>>>>>

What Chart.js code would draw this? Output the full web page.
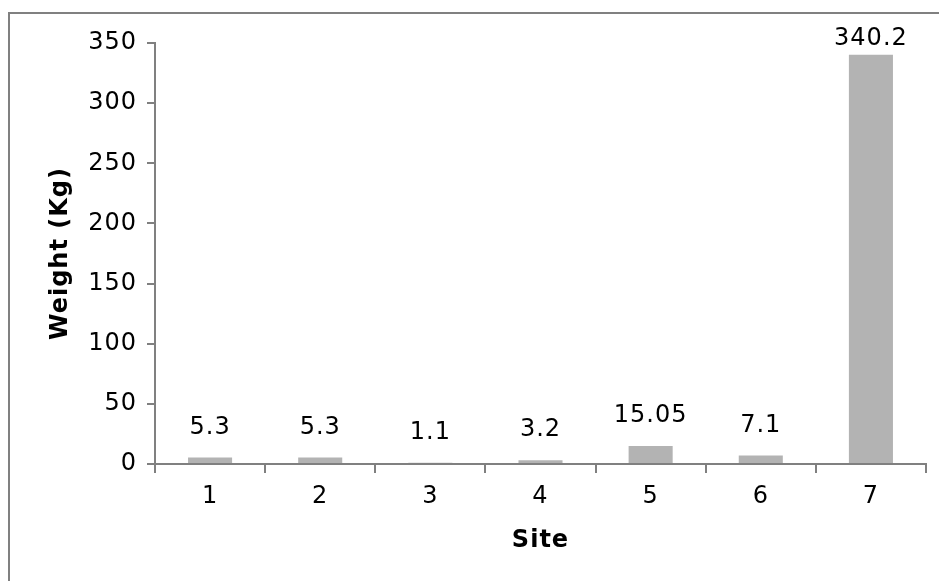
<!DOCTYPE html>
<html>
<head>
<meta charset="utf-8">
<script src="https://cdn.jsdelivr.net/npm/chart.js@4/dist/chart.umd.min.js"></script>
<style>
  html, body { margin: 0; padding: 0; background: #fff; }
  canvas { display: block; }
</style>
</head>
<body>
<canvas id="c" width="939" height="581"></canvas>
<script>
// Weight collected at each site
const sites = ['1', '2', '3', '4', '5', '6', '7'];
const weights = [5.3, 5.3, 1.1, 3.2, 15.05, 7.1, 340.2];
const weightLabels = ['5.3', '5.3', '1.1', '3.2', '15.05', '7.1', '340.2'];

const FONT = 'DejaVu Sans, Verdana, sans-serif';
const SIZE = 24;
const SPACING = '1px';
const AXIS_GREY = '#808080';
const TEXT = '#000';

// Slightly spaced lettering for every piece of text
const spacingPlugin = {
  id: 'spacing',
  beforeLayout(chart) { chart.ctx.letterSpacing = SPACING; },
  beforeDraw(chart) { chart.ctx.letterSpacing = SPACING; }
};

// White background plus the grey frame round the chart
const framePlugin = {
  id: 'frame',
  beforeDraw(chart) {
    const ctx = chart.ctx;
    ctx.save();
    ctx.fillStyle = '#fff';
    ctx.fillRect(0, 0, chart.width, chart.height);
    ctx.strokeStyle = AXIS_GREY;
    ctx.lineWidth = 2;
    ctx.strokeRect(9, 13, chart.width + 50, chart.height + 50);
    ctx.restore();
  }
};

// Value labels above each bar
const valueLabelPlugin = {
  id: 'valueLabels',
  afterDatasetsDraw(chart) {
    const ctx = chart.ctx;
    const meta = chart.getDatasetMeta(0);
    ctx.save();
    ctx.letterSpacing = SPACING;
    ctx.font = SIZE + 'px ' + FONT;
    ctx.fillStyle = TEXT;
    ctx.textAlign = 'center';
    ctx.textBaseline = 'middle';
    meta.data.forEach((bar, i) => {
      const y = Math.max(bar.y - 30, chart.chartArea.top - 4);
      ctx.fillText(weightLabels[i], bar.x, y);
    });
    ctx.restore();
  }
};

new Chart(document.getElementById('c'), {
  type: 'bar',
  data: {
    labels: sites,
    datasets: [{
      data: weights,
      backgroundColor: '#b3b3b3',
      borderWidth: 0,
      categoryPercentage: 1,
      barPercentage: 0.4
    }]
  },
  options: {
    responsive: false,
    animation: false,
    devicePixelRatio: 1,
    layout: { padding: { top: 43, right: 13, left: 0, bottom: 0 } },
    plugins: {
      legend: { display: false },
      tooltip: { enabled: false }
    },
    scales: {
      x: {
        grid: {
          display: true,
          drawOnChartArea: false,
          drawTicks: true,
          tickLength: 9,
          color: AXIS_GREY,
          lineWidth: 2
        },
        border: { display: true, color: AXIS_GREY, width: 2 },
        ticks: {
          color: TEXT,
          font: { family: FONT, size: SIZE },
          padding: 9,
          maxRotation: 0
        },
        title: {
          display: true,
          text: 'Site',
          color: TEXT,
          font: { family: FONT, size: SIZE, weight: 'bold' },
          padding: { top: 0, bottom: 26 }
        },
        afterFit(scale) { scale.height = 117; }
      },
      y: {
        min: 0,
        max: 350,
        grid: {
          display: true,
          drawOnChartArea: false,
          drawTicks: true,
          tickLength: 8,
          color: AXIS_GREY,
          lineWidth: 2
        },
        border: { display: true, color: AXIS_GREY, width: 2 },
        ticks: {
          stepSize: 50,
          color: TEXT,
          font: { family: FONT, size: SIZE },
          padding: 10
        },
        title: {
          display: true,
          text: 'Weight (Kg)',
          color: TEXT,
          font: { family: FONT, size: SIZE, weight: 'bold' },
          padding: { top: 46, bottom: 0 }
        },
        afterFit(scale) { scale.width = 155; }
      }
    }
  },
  plugins: [spacingPlugin, framePlugin, valueLabelPlugin]
});
</script>
</body>
</html>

<<<<<

Instruction: Output the data exactly. Pictures don't belong in the result.

Output of the task:
What Chart.js code would draw this? Output the full web page.
<!DOCTYPE html>
<html>
<head>
<meta charset="utf-8">
<script src="https://cdn.jsdelivr.net/npm/chart.js@4/dist/chart.umd.min.js"></script>
<style>
  html, body { margin: 0; padding: 0; background: #fff; }
  canvas { display: block; }
</style>
</head>
<body>
<canvas id="c" width="939" height="581"></canvas>
<script>
// Weight collected at each site
const sites = ['1', '2', '3', '4', '5', '6', '7'];
const weights = [5.3, 5.3, 1.1, 3.2, 15.05, 7.1, 340.2];
const weightLabels = ['5.3', '5.3', '1.1', '3.2', '15.05', '7.1', '340.2'];

const FONT = 'DejaVu Sans, Verdana, sans-serif';
const SIZE = 24;
const SPACING = '1px';
const AXIS_GREY = '#808080';
const TEXT = '#000';

// Slightly spaced lettering for every piece of text
const spacingPlugin = {
  id: 'spacing',
  beforeLayout(chart) { chart.ctx.letterSpacing = SPACING; },
  beforeDraw(chart) { chart.ctx.letterSpacing = SPACING; }
};

// White background plus the grey frame round the chart
const framePlugin = {
  id: 'frame',
  beforeDraw(chart) {
    const ctx = chart.ctx;
    ctx.save();
    ctx.fillStyle = '#fff';
    ctx.fillRect(0, 0, chart.width, chart.height);
    ctx.strokeStyle = AXIS_GREY;
    ctx.lineWidth = 2;
    ctx.strokeRect(9, 13, chart.width + 50, chart.height + 50);
    ctx.restore();
  }
};

// Value labels above each bar
const valueLabelPlugin = {
  id: 'valueLabels',
  afterDatasetsDraw(chart) {
    const ctx = chart.ctx;
    const meta = chart.getDatasetMeta(0);
    ctx.save();
    ctx.letterSpacing = SPACING;
    ctx.font = SIZE + 'px ' + FONT;
    ctx.fillStyle = TEXT;
    ctx.textAlign = 'center';
    ctx.textBaseline = 'middle';
    meta.data.forEach((bar, i) => {
      const y = Math.max(bar.y - 30, chart.chartArea.top - 4);
      ctx.fillText(weightLabels[i], bar.x, y);
    });
    ctx.restore();
  }
};

new Chart(document.getElementById('c'), {
  type: 'bar',
  data: {
    labels: sites,
    datasets: [{
      data: weights,
      backgroundColor: '#b3b3b3',
      borderWidth: 0,
      categoryPercentage: 1,
      barPercentage: 0.4
    }]
  },
  options: {
    responsive: false,
    animation: false,
    devicePixelRatio: 1,
    layout: { padding: { top: 43, right: 13, left: 0, bottom: 0 } },
    plugins: {
      legend: { display: false },
      tooltip: { enabled: false }
    },
    scales: {
      x: {
        grid: {
          display: true,
          drawOnChartArea: false,
          drawTicks: true,
          tickLength: 9,
          color: AXIS_GREY,
          lineWidth: 2
        },
        border: { display: true, color: AXIS_GREY, width: 2 },
        ticks: {
          color: TEXT,
          font: { family: FONT, size: SIZE },
          padding: 9,
          maxRotation: 0
        },
        title: {
          display: true,
          text: 'Site',
          color: TEXT,
          font: { family: FONT, size: SIZE, weight: 'bold' },
          padding: { top: 0, bottom: 26 }
        },
        afterFit(scale) { scale.height = 117; }
      },
      y: {
        min: 0,
        max: 350,
        grid: {
          display: true,
          drawOnChartArea: false,
          drawTicks: true,
          tickLength: 8,
          color: AXIS_GREY,
          lineWidth: 2
        },
        border: { display: true, color: AXIS_GREY, width: 2 },
        ticks: {
          stepSize: 50,
          color: TEXT,
          font: { family: FONT, size: SIZE },
          padding: 10
        },
        title: {
          display: true,
          text: 'Weight (Kg)',
          color: TEXT,
          font: { family: FONT, size: SIZE, weight: 'bold' },
          padding: { top: 46, bottom: 0 }
        },
        afterFit(scale) { scale.width = 155; }
      }
    }
  },
  plugins: [spacingPlugin, framePlugin, valueLabelPlugin]
});
</script>
</body>
</html>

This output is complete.